Cork Week sets sail
A shifty northwesterly breeze of 8-12 knots provided a gentle but tricky start to racing at Cork Week.
The tight Olympic and Trapezoid courses provided some close encounters, with plenty of close boat on boat action. However, reading the changes in both the wind direction was vital to success. As the day progressed the wind became less stable with a fresh front arriving later in the afternoon, giving a damp finish to a day of hot racing.
IRC Zero boasts the fastest yachts racing at Cork Week. Piet Vroon's Dutch Ker 46 Tonnerre de Breskens won both of today's races, with local favourite, Corby 38 Gloves Off, skippered by Kieran Twomey scoring two podium finishes to end the day second in class. A tie for third place in race 2 typified the intense battle in the big boat class. South African Michael Bartholomew's Mills 40 Tokoloshe and Jamie McWilliam's Ker 40 Peninsula Signal 8 from Hong Kong, could not be separated after time correction.
In IRC One the day was emphatically won by Richard Fildes' Corby 37 Impetuous, which won both of today's races. Richard sails out of Abersoch, Wales and is a veteran of Cork Week. "I have been coming here since 1979 and this is my 12th trip on the trot but I have to say that is the best day I have ever had here! Great competition on the water and I have to admit to getting a thick slice of luck. Inga of Sweden was going so well in the first race but got slowed down by a boat in another class, which definitely helped us and in the second race, I have to admit we were late to the restart and crossed at the Committee boat by chance rather than judgement and plugged into a really useful shift, which really made the win."

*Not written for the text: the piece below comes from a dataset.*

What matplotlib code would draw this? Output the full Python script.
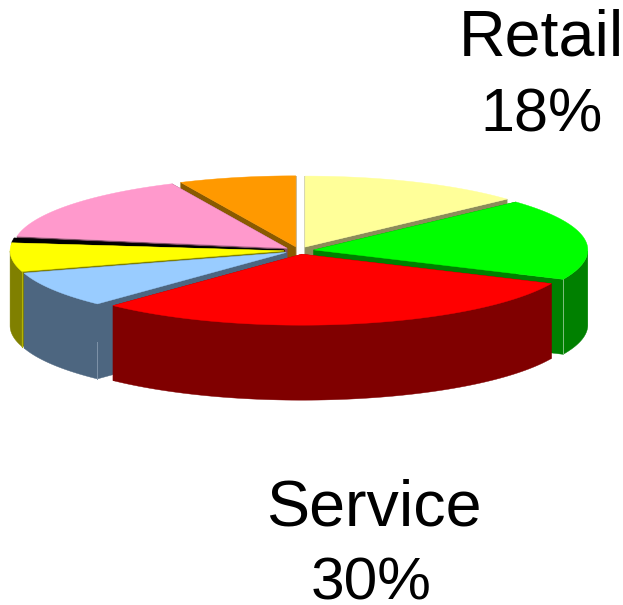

In the 1720 Class, Jane McLelland's Girls Antix, with Libby Greenhalgh at the helm, won the first race of the day and after two races the girl's team are level on points with Denis Murphy's Aquatack. Jane, who is the mother or two young children that are back home in London with their father said: "Well what a fantastic day! The decisive moment in the first race came when we saw that the leading boats were slowing down in a luffing match and we managed to sail around them. But I have to say it was a totally unexpected win, I haven't been out racing for ages and we are all a bit rusty but what a great way to start Cork Week!"
In IRC Three, Peter Deasy, Admiral of the Royal Cork Yacht Club took the win in the only race of the day and said: "We didn't have the best start but we spotted a shift and made an early tack onto it, which proved decisive. But we were made well aware of some great sailors in this class, especially Dermot Foley's Anchor Challenge. We will have a glass in the club tonight but we will be keeping our powder dry for another battle tomorrow."
Local weather expert, Eddie English believes that conditions for tomorrow's racing may be fairly similar to today with perhaps a slight shift to NNW with maybe a knot or two more pressure.